Point-of-care (POC) diagnostics are specifically targeted at medical testing at or near the site of the patient’s care, without further need for specialist laboratory environment and trained personnel. Such POC testing is facilitated through the use of uncomplicated, user-friendly and portable testing devices and much effort has been directed towards producing diagnostic test-kits that are not only smaller, faster and smarter, but also satisfy the elusive goal of being cost-effective – a vital requirement that ensures economic viability, since such POC test procedures may need to be performed repeatedly over potentially very large sample groups, that could even extend to an entire nation in the case of a pandemic.
Paper with its varied characteristics, is now considered as a highly suitable alternative for fabrication of lab-on-chip (LOC) type POC devices, and many labs have focused their attention on this direction. In recent years, paper based POC devices have been thoroughly researched and rapidly developed, especially for medical diagnostics and biochemical analysis. This is because of the urgent need for reliable diagnostic tools in developing countries where there is a lack of infrastructure, of trained personnel and people within such countries cannot afford expensive technologies.
Compared with the polymer, silica or silicon-based microfluidic devices, paper-based devices offer considerable advantages. First, paper is readily available in a range of different forms and grades, which exhibit a range of different properties, such as porosity, wettability and its wick ability. In addition, it is cheap and biocompatible, which makes it suitable for implementation of simple biological assays.
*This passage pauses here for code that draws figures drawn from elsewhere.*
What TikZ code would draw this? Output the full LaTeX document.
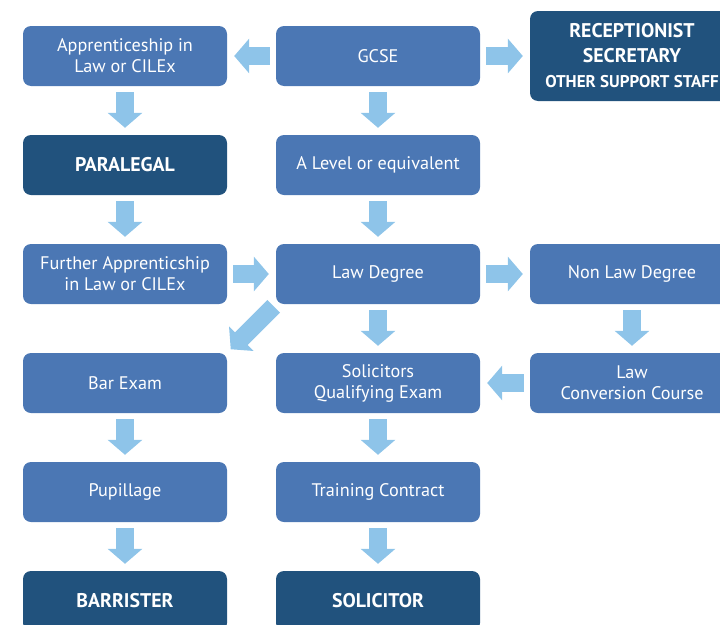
\documentclass[tikz,border=0pt]{standalone}
\usepackage{fontspec}
\setmainfont{PT Sans}
\usepackage{tikz}
\usetikzlibrary{positioning,arrows.meta}
\definecolor{boxblue}{HTML}{4B77B4}
\definecolor{darkblue}{HTML}{21527D}
\definecolor{arrowblue}{HTML}{8EC4E9}

\begin{document}
\begin{tikzpicture}
            [x=1pt,y=-1pt,every node/.style={rounded corners=8pt, fill=boxblue, text=white, inner sep=0pt, minimum width=204pt, minimum height=60pt, align=center, font=\fontsize{18.2}{21}\selectfont},
             goal/.style={fill=darkblue, font=\fontsize{19.8}{25}\selectfont\bfseries},
             fat/.style={line width=18pt, arrowblue, -{Triangle[length=15pt,width=34pt]}, shorten <=6pt, shorten >=7pt}]
            \useasboundingbox (0,0) rectangle (720,624);
            \node (app) at (125,56) {Apprenticeship in\\Law or CILEx};
            \node (gcse) at (378,56) {GCSE};
            \node[goal, minimum height=90pt] (staff) at (632,56) {RECEPTIONIST\\SECRETARY\\{\fontsize{17}{18}\selectfont OTHER SUPPORT STAFF}};
            \node[goal] (para) at (125,165) {PARALEGAL};
            \node (alev) at (378,165) {A Level or equivalent};
            \node (fur) at (125,274) {Further Apprenticship\\in Law or CILEx};
            \node (ld) at (378,274) {Law Degree};
            \node (nld) at (632,274) {Non Law Degree};
            \node (bar) at (125,383) {Bar Exam};
            \node (sqe) at (378,383) {Solicitors\\Qualifying Exam};
            \node (lcc) at (632,383) {Law\\Conversion Course};
            \node (pup) at (125,492) {Pupillage};
            \node (tc) at (378,492) {Training Contract};
            \node[goal] (brr) at (125,601) {BARRISTER};
            \node[goal] (sol) at (378,601) {SOLICITOR};

            \foreach \from/\to in {gcse/app, gcse/staff, app/para, gcse/alev, para/fur, alev/ld, fur/ld, ld/nld, ld/sqe, nld/lcc, lcc/sqe, bar/pup, pup/brr, sqe/tc, tc/sol}
            \draw[fat] (\from) -- (\to);
            \draw[fat, shorten <=3pt, shorten >=5pt] (ld.south west) -- (bar.north east);
          \end{tikzpicture}
\end{document}
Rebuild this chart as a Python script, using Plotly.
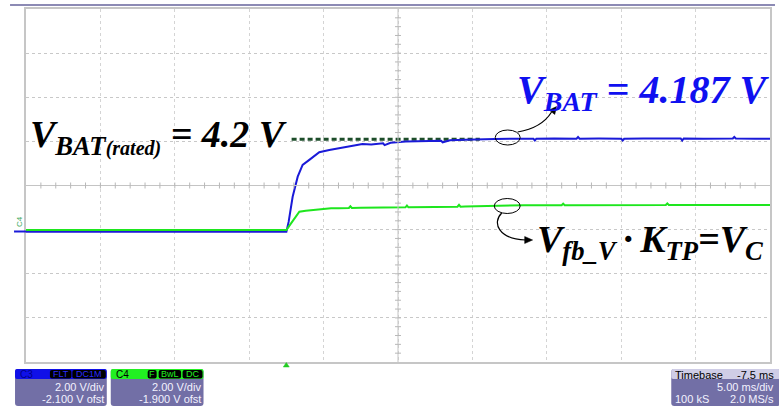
import plotly.graph_objects as go

# ---- Channel 3 (V_BAT), volts, time in ms relative to trigger ----
c3_time = [-17.5, -0.05, 0.0, 0.15, 0.42, 0.76, 1.09, 1.54, 2.21, 2.88, 3.5, 4.0,
           4.6, 5.11, 5.7, 6.23, 6.5, 6.6, 7.0, 8.02, 9.0, 10.0, 10.4, 10.5, 11.0,
           12.0, 12.9, 14.0, 15.0, 16.0, 16.6, 16.7, 16.8, 18.0, 19.0, 19.5, 19.6,
           19.7, 21.0, 22.0, 22.5, 22.6, 22.7, 24.0, 25.0, 26.0, 26.5, 26.6, 26.7,
           28.0, 29.5, 30.0, 30.1, 30.2, 31.5, 32.5]
c3_volts = [0.0, 0.0, 0.0, 0.45, 1.59, 2.50, 3.03, 3.26, 3.61, 3.71, 3.78, 3.86,
            3.91, 3.98, 3.96, 4.01, 4.01, 3.93, 4.04, 4.09, 4.11, 4.13, 4.13, 4.06, 4.15,
            4.17, 4.20, 4.21, 4.22, 4.22, 4.22, 4.14, 4.22, 4.23, 4.22, 4.22, 4.30,
            4.22, 4.23, 4.22, 4.22, 4.14, 4.22, 4.23, 4.22, 4.23, 4.23, 4.14, 4.23,
            4.22, 4.23, 4.23, 4.30, 4.23, 4.22, 4.22]

# ---- Channel 4 (V_fb_V * K_TP), volts ----
c4_time = [-17.5, 0.0, 0.3, 0.87, 1.3, 1.77, 2.43, 3.0, 3.5, 4.2, 4.3, 4.4, 5.0,
           6.5, 8.0, 8.1, 8.2, 10.0, 11.5, 11.6, 11.7, 12.0, 14.0, 16.0, 18.5, 18.6,
           18.7, 21.0, 24.0, 25.5, 25.6, 25.7, 28.0, 30.0, 32.5]
c4_volts = [-0.12, -0.12, 0.17, 0.71, 0.76, 0.79, 0.86, 0.87, 0.87, 0.88, 0.96, 0.88, 0.89,
            0.90, 0.91, 0.99, 0.91, 0.93, 0.94, 1.02, 0.94, 0.95, 0.99, 1.01, 1.01, 1.08,
            1.01, 1.02, 1.02, 1.02, 1.09, 1.02, 1.02, 1.02, 1.02]

# Scope settings
C3_VDIV, C3_OFST = 2.0, -2.1
C4_VDIV, C4_OFST = 2.0, -1.9
T_DIV, T_DELAY = 5.0, -7.5
V_RATED = 4.2
V_BAT_FINAL = 4.187

t_center = -T_DELAY
x_range = [t_center - 5 * T_DIV, t_center + 5 * T_DIV]
y3_range = [-C3_OFST - 4 * C3_VDIV, -C3_OFST + 4 * C3_VDIV]
y4_range = [-C4_OFST - 4 * C4_VDIV, -C4_OFST + 4 * C4_VDIV]

# Plot area geometry (pixels)
L, T, W, H = 26, 9, 746, 353
FIG_W, FIG_H = 779, 410


def px(x):
    return (x - L) / W


def py(y):
    return (T + H - y) / H


def rounded_rect(x0, y0, x1, y1, r):
    return (f"M {px(x0 + r)} {py(y0)} L {px(x1 - r)} {py(y0)} "
            f"Q {px(x1)} {py(y0)} {px(x1)} {py(y0 + r)} L {px(x1)} {py(y1 - r)} "
            f"Q {px(x1)} {py(y1)} {px(x1 - r)} {py(y1)} L {px(x0 + r)} {py(y1)} "
            f"Q {px(x0)} {py(y1)} {px(x0)} {py(y1 - r)} L {px(x0)} {py(y0 + r)} "
            f"Q {px(x0)} {py(y0)} {px(x0 + r)} {py(y0)} Z")


def poly(points):
    return "M " + " L ".join(f"{px(a)} {py(b)}" for a, b in points) + " Z"


BLUE = "#1a1ad8"
GREEN = "#1ee61e"
BOX = "#726fa6"

fig = go.Figure()

# Rated voltage reference (dashed)
fig.add_trace(go.Scatter(x=[0.35, 13.0], y=[V_RATED, V_RATED], mode="lines",
                         line=dict(color="#1d4d2a", width=3, dash="5px,3px"),
                         hoverinfo="skip", showlegend=False))
fig.add_trace(go.Scatter(x=c4_time, y=c4_volts, yaxis="y2", mode="lines",
                         line=dict(color=GREEN, width=2), showlegend=False))
fig.add_trace(go.Scatter(x=c3_time, y=c3_volts, mode="lines",
                         line=dict(color=BLUE, width=2), showlegend=False))

shapes = []
annotations = []

# Center cross with minor ticks
yc = -C3_OFST
shapes.append(dict(type="line", xref="x", yref="y", x0=x_range[0], x1=x_range[1],
                   y0=yc, y1=yc, line=dict(color="#c4c4c4", width=1)))
shapes.append(dict(type="line", xref="x", yref="y", x0=t_center, x1=t_center,
                   y0=y3_range[0], y1=y3_range[1], line=dict(color="#c4c4c4", width=1)))
tick_h = 3 * (C3_VDIV / 44.1)
for k in range(1, 50):
    t = x_range[0] + k * T_DIV / 5
    shapes.append(dict(type="line", xref="x", yref="y", x0=t, x1=t,
                       y0=yc - tick_h, y1=yc + tick_h, line=dict(color="#b8b8b8", width=1)))
tick_w = 3 * (T_DIV / 74.6)
for k in range(1, 40):
    v = y3_range[0] + k * C3_VDIV / 5
    shapes.append(dict(type="line", xref="x", yref="y", x0=t_center - tick_w,
                       x1=t_center + tick_w, y0=v, y1=v, line=dict(color="#b8b8b8", width=1)))

# Top frame line
shapes.append(dict(type="line", xref="paper", yref="paper", x0=px(10), x1=px(777),
                   y0=py(5), y1=py(5), line=dict(color="#8c8ab4", width=2)))

# Ellipses and curved arrows
shapes.append(dict(type="circle", xref="paper", yref="paper", x0=px(496.5), x1=px(521.5),
                   y0=py(145), y1=py(130), line=dict(color="black", width=1)))
shapes.append(dict(type="circle", xref="paper", yref="paper", x0=px(495.5), x1=px(521.5),
                   y0=py(213.5), y1=py(198.5), line=dict(color="black", width=1)))
shapes.append(dict(type="path", xref="paper", yref="paper",
                   path=f"M {px(519)} {py(132)} Q {px(543)} {py(128)} {px(553)} {py(112)}",
                   line=dict(color="black", width=1.2)))
shapes.append(dict(type="path", xref="paper", yref="paper",
                   path=poly([(558, 106.5), (556.2, 114.5), (550.5, 110)]),
                   fillcolor="black", line=dict(color="black", width=0.5)))
shapes.append(dict(type="path", xref="paper", yref="paper",
                   path=f"M {px(503)} {py(213)} C {px(493)} {py(223)} {px(500)} {py(239)} {px(527)} {py(240)}",
                   line=dict(color="black", width=1.2)))
shapes.append(dict(type="path", xref="paper", yref="paper",
                   path=poly([(534, 240), (526, 236.5), (526, 243.5)]),
                   fillcolor="black", line=dict(color="black", width=0.5)))

# Trigger marker and ground markers
shapes.append(dict(type="path", xref="paper", yref="paper",
                   path=poly([(287, 362.5), (284, 367), (290, 367)]),
                   fillcolor="#22cc22", line=dict(color="#22cc22", width=0.5)))
shapes.append(dict(type="line", xref="paper", yref="paper", x0=px(14), x1=px(26),
                   y0=py(231.5), y1=py(231.5), line=dict(color=BLUE, width=2)))
annotations.append(dict(xref="paper", yref="paper", x=px(19), y=py(222), text="C4",
                        xanchor="center", yanchor="middle",
                        showarrow=False, font=dict(family="Liberation Sans", size=8, color="#3aa85a"),
                        textangle=-90))

# Channel / timebase boxes
shapes.append(dict(type="path", xref="paper", yref="paper", path=rounded_rect(15, 369, 107, 406, 3),
                   fillcolor=BOX, line=dict(width=0)))
shapes.append(dict(type="path", xref="paper", yref="paper", path=rounded_rect(15, 369, 107, 379, 2),
                   fillcolor="#1010e8", line=dict(width=0)))
shapes.append(dict(type="path", xref="paper", yref="paper", path=rounded_rect(111, 369, 204, 406, 3),
                   fillcolor=BOX, line=dict(width=0)))
shapes.append(dict(type="path", xref="paper", yref="paper", path=rounded_rect(111, 369, 204, 379, 2),
                   fillcolor="#22f022", line=dict(width=0)))
shapes.append(dict(type="path", xref="paper", yref="paper", path=rounded_rect(673, 369, 782, 406, 3),
                   fillcolor=BOX, line=dict(width=0)))
shapes.append(dict(type="path", xref="paper", yref="paper", path=rounded_rect(673, 369, 782, 379, 2),
                   fillcolor="#cfcde6", line=dict(width=0)))

# Black tag boxes in channel headers
tags = [(50, 71.5, "FLT", "#2a2aff"), (72.5, 106, "DC1M", "#2a2aff"),
        (148, 157, "F", "#22f022"), (159, 181.5, "BwL", "#22f022"), (183, 203, "DC", "#22f022")]
for x0, x1, label, col in tags:
    shapes.append(dict(type="path", xref="paper", yref="paper", path=rounded_rect(x0, 370, x1, 378.5, 2),
                       fillcolor="black", line=dict(width=0)))
    annotations.append(dict(xref="paper", yref="paper", x=px((x0 + x1) / 2), y=py(374.3), text=label,
                            xanchor="center", yanchor="middle",
                            showarrow=False, font=dict(family="Liberation Sans", size=9, color=col)))


def box_text(x, y, text, color="#f2f2ff", anchor="right", size=11):
    annotations.append(dict(xref="paper", yref="paper", x=px(x), y=py(y), text=text, showarrow=False,
                            xanchor=anchor, yanchor="middle",
                            font=dict(family="Liberation Sans", size=size, color=color)))


box_text(18, 374.5, "C3", color="#00008a", anchor="left", size=10)
box_text(106, 387, f"{C3_VDIV:.2f} V/div")
box_text(106, 399, f"{C3_OFST:.3f} V ofst")
box_text(114, 374.5, "C4", color="black", anchor="left", size=10)
box_text(203, 387, f"{C4_VDIV:.2f} V/div")
box_text(203, 399, f"{C4_OFST:.3f} V ofst")
box_text(675, 374.5, "Timebase", color="black", anchor="left")
box_text(778, 374.5, f"{T_DELAY} ms", color="black")
box_text(778, 387, f"{T_DIV:.2f} ms/div")
box_text(675, 399, "100 kS", anchor="left")
box_text(778, 399, "2.0 MS/s")

# Equation labels
serif = "Liberation Serif"
annotations.append(dict(xref="paper", yref="paper", x=px(28), y=py(137), xanchor="left", yanchor="middle",
                        showarrow=False,
                        text="V<sub>BAT<span style='font-size:20px'>(rated)</span></sub> = 4.2 V",
                        font=dict(family=serif, size=38, color="black", weight="bold", style="italic")))
annotations.append(dict(xref="paper", yref="paper", x=px(516), y=py(92), xanchor="left", yanchor="middle",
                        showarrow=False,
                        text=f"V<sub>BAT</sub> = {V_BAT_FINAL} V",
                        font=dict(family=serif, size=40, color="#1010f0", weight="bold", style="italic")))
annotations.append(dict(xref="paper", yref="paper", x=px(536), y=py(242), xanchor="left", yanchor="middle",
                        showarrow=False,
                        text="V<sub>fb_V</sub>\u2009·\u2009K<sub>TP</sub>=V<sub>C</sub>",
                        font=dict(family=serif, size=38, color="black", weight="bold", style="italic")))

fig.update_layout(
    width=FIG_W, height=FIG_H,
    margin=dict(l=L, r=FIG_W - L - W, t=T, b=FIG_H - T - H),
    paper_bgcolor="white", plot_bgcolor="white",
    showlegend=False,
    xaxis=dict(range=x_range, tick0=x_range[0], dtick=T_DIV, showticklabels=False, ticks="",
               showgrid=True, gridcolor="#d4d4d4", gridwidth=1, griddash="dot",
               zeroline=False, showline=True, mirror=True, linecolor="#c6c6c6", linewidth=2),
    yaxis=dict(range=y3_range, tick0=y3_range[0], dtick=C3_VDIV, showticklabels=False, ticks="",
               showgrid=True, gridcolor="#c8c8c8", gridwidth=1, griddash="dot",
               zeroline=False, showline=True, mirror=True, linecolor="#c6c6c6", linewidth=2),
    yaxis2=dict(range=y4_range, overlaying="y", visible=False),
    shapes=shapes,
    annotations=annotations,
)

fig.write_html("out.html")
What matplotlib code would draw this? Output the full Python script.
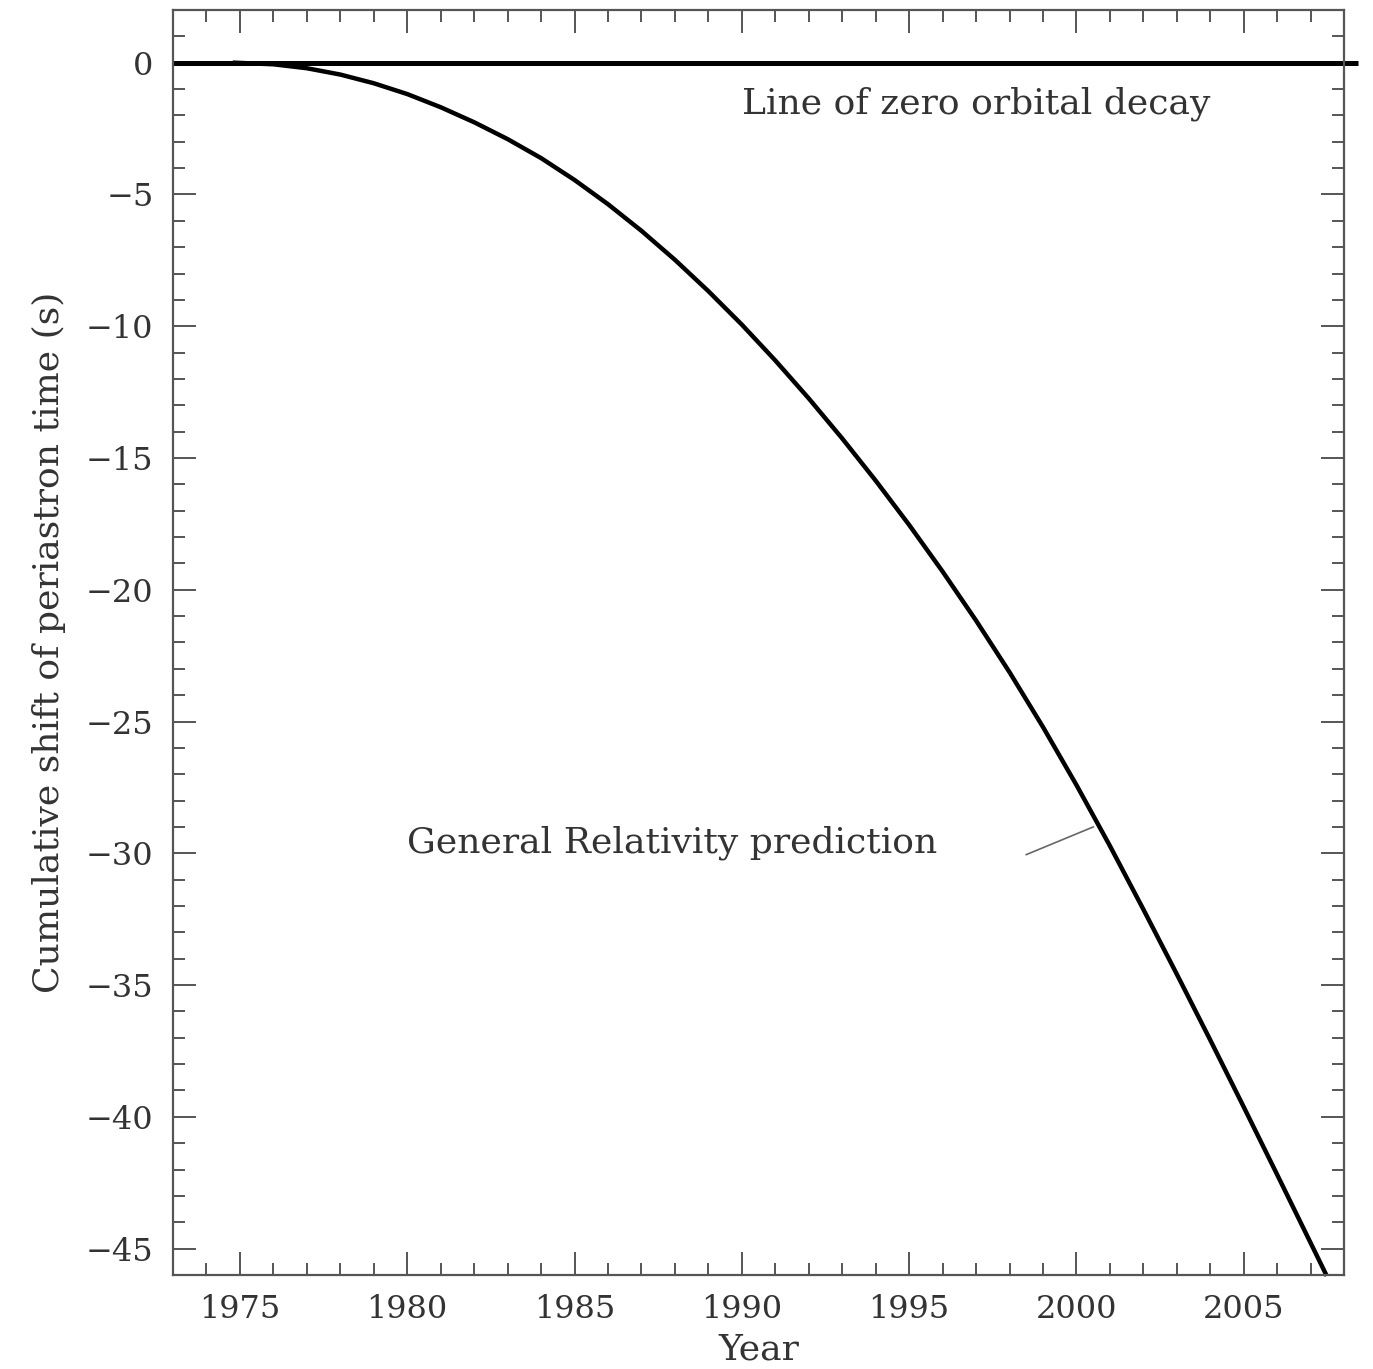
import matplotlib
matplotlib.use("Agg")
import matplotlib.pyplot as plt
from matplotlib.ticker import MultipleLocator

# cumulative shift of periastron time, GR prediction (s)
years = [1974.85, 1976, 1977, 1978, 1979, 1980, 1981, 1982, 1983, 1984,
         1985, 1986, 1987, 1988, 1989, 1990, 1991, 1992, 1993, 1994,
         1995, 1996, 1997, 1998, 1999, 2000, 2001, 2002, 2003, 2004,
         2005, 2006, 2007, 2007.45]
shift = [0.0, -0.06, -0.21, -0.45, -0.78, -1.19, -1.69, -2.26, -2.90, -3.62,
         -4.45, -5.37, -6.38, -7.48, -8.67, -9.94, -11.30, -12.74, -14.26, -15.86,
         -17.54, -19.31, -21.17, -23.13, -25.21, -27.41, -29.72, -32.13, -34.59, -37.09,
         -39.63, -42.20, -44.79, -45.96]

zero_x = [1973, 2008.4]
zero_y = [0, 0]

plt.rcParams['font.family'] = ['DejaVu Serif']
grey = '#555555'
txt = '#333333'

fig = plt.figure(figsize=(13.73, 13.69), dpi=100)
ax = fig.add_axes([0.126, 0.0687, 0.853, 0.924])

ax.plot(zero_x, zero_y, color='black', lw=3.6, clip_on=False, solid_capstyle='butt')
ax.plot(years, shift, color='black', lw=3.2, clip_on=False)

ax.text(1990.0, -1.56, 'Line of zero orbital decay', fontsize=26, color=txt,
        va='center', ha='left')
ax.text(1980.0, -29.6, 'General Relativity prediction', fontsize=26, color=txt,
        va='center', ha='left')
ax.plot([1998.5, 2000.5], [-30.05, -29.0], color='#666666', lw=1.2)

ax.set_xlim(1973, 2008)
ax.set_ylim(-46, 2)
ax.xaxis.set_major_locator(MultipleLocator(5))
ax.xaxis.set_minor_locator(MultipleLocator(1))
ax.yaxis.set_major_locator(MultipleLocator(5))
ax.yaxis.set_minor_locator(MultipleLocator(1))
ax.set_xticks([1975, 1980, 1985, 1990, 1995, 2000, 2005])

ax.tick_params(which='both', direction='in', top=True, right=True,
               color=grey, width=1.4, labelsize=23, labelcolor=txt)
ax.tick_params(which='major', length=16.5, pad=14)
ax.tick_params(which='minor', length=8.5)
for s in ax.spines.values():
    s.set_color(grey)
    s.set_linewidth(1.6)

ax.set_xlabel('Year', fontsize=26, color=txt, labelpad=5)
ax.set_ylabel('Cumulative shift of periastron time (s)', fontsize=26,
              color=txt, labelpad=14)

fig.savefig('out.png', dpi=100)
Furthermore, paper is widely manufactured from renewable resources and can be easily stored and transported and it is also biodegradable and can be incinerated. Finally, an important feature that makes paper very attractive for microfluidic devices is its inherent ability to wick fluids via capillary forces, which avoid the need for external pumps which are necessary for the case of microfluidic devices on other above-mentioned platforms.
As their name suggests, paper-based microfluidic devices normally consist of interconnected hydrophilic fluidic channels, which are demarcated by the hydrophobic walls, to guide and transport an analyte fluid, from a point of entry on the device to a reaction zone that has been pre-treated with specific reagents. Unlike glass, silicon or polymer substrates, where the fluidic channels are surface-relief structures that have been inscribed in these substrates, for paper-based devices the fluidic channels are formed inside and extend throughout the full thickness of the paper.